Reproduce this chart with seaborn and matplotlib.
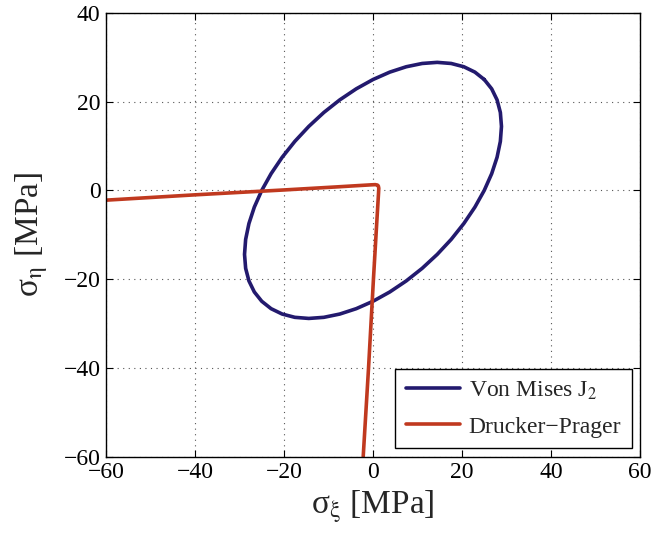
----------
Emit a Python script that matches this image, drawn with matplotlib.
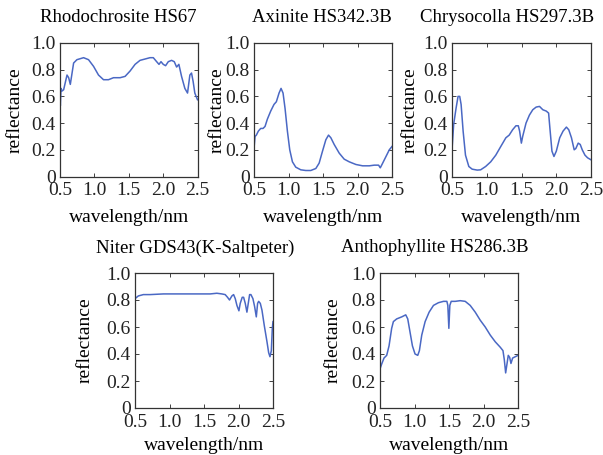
----------
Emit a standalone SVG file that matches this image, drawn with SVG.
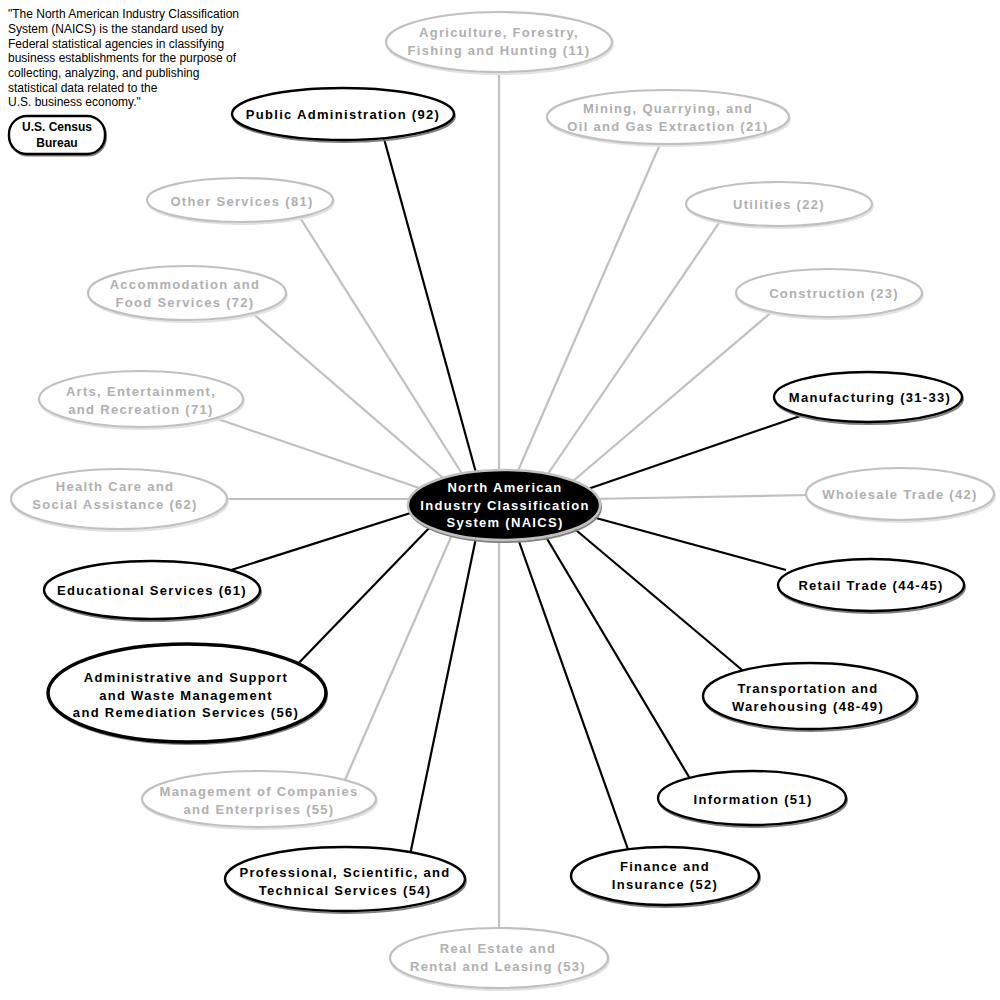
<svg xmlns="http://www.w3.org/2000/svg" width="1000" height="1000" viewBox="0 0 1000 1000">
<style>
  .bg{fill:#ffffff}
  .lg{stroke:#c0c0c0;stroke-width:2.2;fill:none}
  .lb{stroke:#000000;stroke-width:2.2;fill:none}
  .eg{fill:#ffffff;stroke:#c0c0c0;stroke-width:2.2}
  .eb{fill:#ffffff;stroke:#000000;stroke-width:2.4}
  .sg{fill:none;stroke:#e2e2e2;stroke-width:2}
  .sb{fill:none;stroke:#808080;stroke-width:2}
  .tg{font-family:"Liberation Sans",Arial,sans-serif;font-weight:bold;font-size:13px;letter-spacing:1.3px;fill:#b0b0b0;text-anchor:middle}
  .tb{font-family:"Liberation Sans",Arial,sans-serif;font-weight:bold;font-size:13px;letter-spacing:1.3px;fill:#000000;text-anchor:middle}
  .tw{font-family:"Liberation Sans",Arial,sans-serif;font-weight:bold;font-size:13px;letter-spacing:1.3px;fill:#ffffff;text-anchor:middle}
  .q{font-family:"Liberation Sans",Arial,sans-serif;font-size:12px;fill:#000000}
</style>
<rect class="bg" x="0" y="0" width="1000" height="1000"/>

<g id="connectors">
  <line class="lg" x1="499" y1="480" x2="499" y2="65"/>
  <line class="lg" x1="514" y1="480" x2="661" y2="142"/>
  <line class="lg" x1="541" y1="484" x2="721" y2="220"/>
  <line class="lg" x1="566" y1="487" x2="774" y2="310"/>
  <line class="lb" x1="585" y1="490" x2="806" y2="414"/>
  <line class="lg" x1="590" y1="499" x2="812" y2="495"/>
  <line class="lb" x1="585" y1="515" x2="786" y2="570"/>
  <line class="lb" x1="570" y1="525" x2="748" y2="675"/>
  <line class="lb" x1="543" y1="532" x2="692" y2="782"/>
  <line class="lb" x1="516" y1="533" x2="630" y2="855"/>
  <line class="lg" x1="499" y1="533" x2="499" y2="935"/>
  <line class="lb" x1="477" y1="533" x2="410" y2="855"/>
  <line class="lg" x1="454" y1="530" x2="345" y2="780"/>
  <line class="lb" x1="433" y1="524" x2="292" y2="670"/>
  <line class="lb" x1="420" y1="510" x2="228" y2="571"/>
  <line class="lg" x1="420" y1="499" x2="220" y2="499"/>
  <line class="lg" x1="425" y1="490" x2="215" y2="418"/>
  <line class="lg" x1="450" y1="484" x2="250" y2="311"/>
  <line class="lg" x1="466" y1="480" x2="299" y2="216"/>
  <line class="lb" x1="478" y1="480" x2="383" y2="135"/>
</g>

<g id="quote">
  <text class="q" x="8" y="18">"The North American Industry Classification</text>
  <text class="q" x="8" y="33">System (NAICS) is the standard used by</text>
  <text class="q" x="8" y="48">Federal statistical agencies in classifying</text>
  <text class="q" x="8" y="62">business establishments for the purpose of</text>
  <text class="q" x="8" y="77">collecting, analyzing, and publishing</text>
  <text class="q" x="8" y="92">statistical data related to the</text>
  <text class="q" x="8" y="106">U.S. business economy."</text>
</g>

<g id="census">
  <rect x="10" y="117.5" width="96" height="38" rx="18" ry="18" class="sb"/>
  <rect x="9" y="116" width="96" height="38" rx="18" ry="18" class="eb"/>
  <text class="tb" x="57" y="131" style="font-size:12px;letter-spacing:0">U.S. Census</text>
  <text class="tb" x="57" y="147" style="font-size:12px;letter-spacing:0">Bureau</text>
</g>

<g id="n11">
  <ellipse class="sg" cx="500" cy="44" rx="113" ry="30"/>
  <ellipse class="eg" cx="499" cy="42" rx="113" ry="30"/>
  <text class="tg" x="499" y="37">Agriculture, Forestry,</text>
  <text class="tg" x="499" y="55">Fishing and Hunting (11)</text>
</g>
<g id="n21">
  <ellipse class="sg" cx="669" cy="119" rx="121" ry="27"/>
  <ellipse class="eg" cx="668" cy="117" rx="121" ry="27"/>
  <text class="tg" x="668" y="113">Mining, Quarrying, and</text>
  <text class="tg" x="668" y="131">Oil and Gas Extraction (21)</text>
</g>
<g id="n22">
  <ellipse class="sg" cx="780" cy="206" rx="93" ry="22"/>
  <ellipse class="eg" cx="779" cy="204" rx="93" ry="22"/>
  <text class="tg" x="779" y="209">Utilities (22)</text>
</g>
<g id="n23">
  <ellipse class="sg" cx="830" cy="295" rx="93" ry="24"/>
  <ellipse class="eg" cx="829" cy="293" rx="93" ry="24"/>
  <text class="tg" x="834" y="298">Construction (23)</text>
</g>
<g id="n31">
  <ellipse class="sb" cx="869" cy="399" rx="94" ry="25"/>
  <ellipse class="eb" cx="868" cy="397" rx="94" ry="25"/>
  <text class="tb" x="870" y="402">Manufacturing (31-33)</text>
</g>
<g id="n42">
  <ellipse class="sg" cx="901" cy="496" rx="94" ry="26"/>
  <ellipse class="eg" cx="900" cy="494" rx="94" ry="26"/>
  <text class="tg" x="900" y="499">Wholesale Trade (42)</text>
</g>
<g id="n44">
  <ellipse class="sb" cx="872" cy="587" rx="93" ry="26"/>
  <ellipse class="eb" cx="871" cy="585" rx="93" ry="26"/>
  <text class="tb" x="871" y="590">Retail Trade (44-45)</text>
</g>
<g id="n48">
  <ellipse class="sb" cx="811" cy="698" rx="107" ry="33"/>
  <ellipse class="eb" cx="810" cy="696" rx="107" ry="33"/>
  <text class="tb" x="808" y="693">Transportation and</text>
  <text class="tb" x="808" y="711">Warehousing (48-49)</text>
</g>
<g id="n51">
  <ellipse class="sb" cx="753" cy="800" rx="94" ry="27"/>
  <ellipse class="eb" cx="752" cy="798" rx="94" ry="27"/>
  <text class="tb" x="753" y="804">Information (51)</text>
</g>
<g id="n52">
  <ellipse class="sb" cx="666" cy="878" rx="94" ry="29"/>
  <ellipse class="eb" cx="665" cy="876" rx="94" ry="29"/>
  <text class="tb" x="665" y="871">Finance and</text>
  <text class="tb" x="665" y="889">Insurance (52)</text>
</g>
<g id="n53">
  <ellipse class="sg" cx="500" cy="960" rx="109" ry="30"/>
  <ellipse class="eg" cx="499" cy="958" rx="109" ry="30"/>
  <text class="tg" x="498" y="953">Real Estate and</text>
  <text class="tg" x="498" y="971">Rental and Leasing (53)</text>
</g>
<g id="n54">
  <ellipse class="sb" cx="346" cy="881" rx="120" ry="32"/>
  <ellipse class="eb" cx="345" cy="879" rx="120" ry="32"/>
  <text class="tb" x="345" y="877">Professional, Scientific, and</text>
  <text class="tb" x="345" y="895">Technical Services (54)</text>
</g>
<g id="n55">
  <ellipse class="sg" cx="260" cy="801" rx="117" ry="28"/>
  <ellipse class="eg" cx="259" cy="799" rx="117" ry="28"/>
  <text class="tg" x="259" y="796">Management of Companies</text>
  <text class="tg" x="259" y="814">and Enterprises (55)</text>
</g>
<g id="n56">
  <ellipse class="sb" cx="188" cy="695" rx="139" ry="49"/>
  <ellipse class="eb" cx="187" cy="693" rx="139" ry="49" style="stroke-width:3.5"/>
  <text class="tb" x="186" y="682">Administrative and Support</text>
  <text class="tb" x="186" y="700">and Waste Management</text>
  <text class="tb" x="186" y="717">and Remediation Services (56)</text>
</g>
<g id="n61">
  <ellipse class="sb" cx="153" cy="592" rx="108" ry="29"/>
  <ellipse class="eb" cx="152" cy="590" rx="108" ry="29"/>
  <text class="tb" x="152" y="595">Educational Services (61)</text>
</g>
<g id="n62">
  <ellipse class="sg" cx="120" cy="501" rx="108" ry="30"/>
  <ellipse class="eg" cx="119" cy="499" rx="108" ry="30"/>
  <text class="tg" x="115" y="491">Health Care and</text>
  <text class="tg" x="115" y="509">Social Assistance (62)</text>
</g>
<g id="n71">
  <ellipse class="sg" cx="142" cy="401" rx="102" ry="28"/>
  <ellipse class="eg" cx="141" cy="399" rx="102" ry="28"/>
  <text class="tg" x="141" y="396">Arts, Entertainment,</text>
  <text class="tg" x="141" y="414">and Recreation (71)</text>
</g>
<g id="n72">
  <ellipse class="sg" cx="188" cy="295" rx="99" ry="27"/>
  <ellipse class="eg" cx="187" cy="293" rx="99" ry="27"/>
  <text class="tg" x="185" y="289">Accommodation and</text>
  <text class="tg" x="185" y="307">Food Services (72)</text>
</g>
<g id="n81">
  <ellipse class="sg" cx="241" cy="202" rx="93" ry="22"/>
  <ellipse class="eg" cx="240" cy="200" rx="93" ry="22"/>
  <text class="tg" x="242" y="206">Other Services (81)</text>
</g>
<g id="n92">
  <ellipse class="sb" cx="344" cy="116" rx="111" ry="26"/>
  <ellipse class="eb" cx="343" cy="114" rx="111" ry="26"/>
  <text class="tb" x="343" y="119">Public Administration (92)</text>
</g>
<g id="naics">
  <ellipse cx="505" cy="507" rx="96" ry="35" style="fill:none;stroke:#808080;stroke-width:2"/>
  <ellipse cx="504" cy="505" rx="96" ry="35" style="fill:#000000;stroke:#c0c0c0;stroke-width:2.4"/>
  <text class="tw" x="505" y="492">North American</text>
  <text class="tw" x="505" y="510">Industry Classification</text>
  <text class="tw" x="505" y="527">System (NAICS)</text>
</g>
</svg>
----------
_THE REQUEST_
Show each line of the data that contains the string "drawn".

_EXERCISE OUTPUT_
Emit a Python script that matches this image, drawn with matplotlib.
Emit a standalone SVG file that matches this image, drawn with SVG.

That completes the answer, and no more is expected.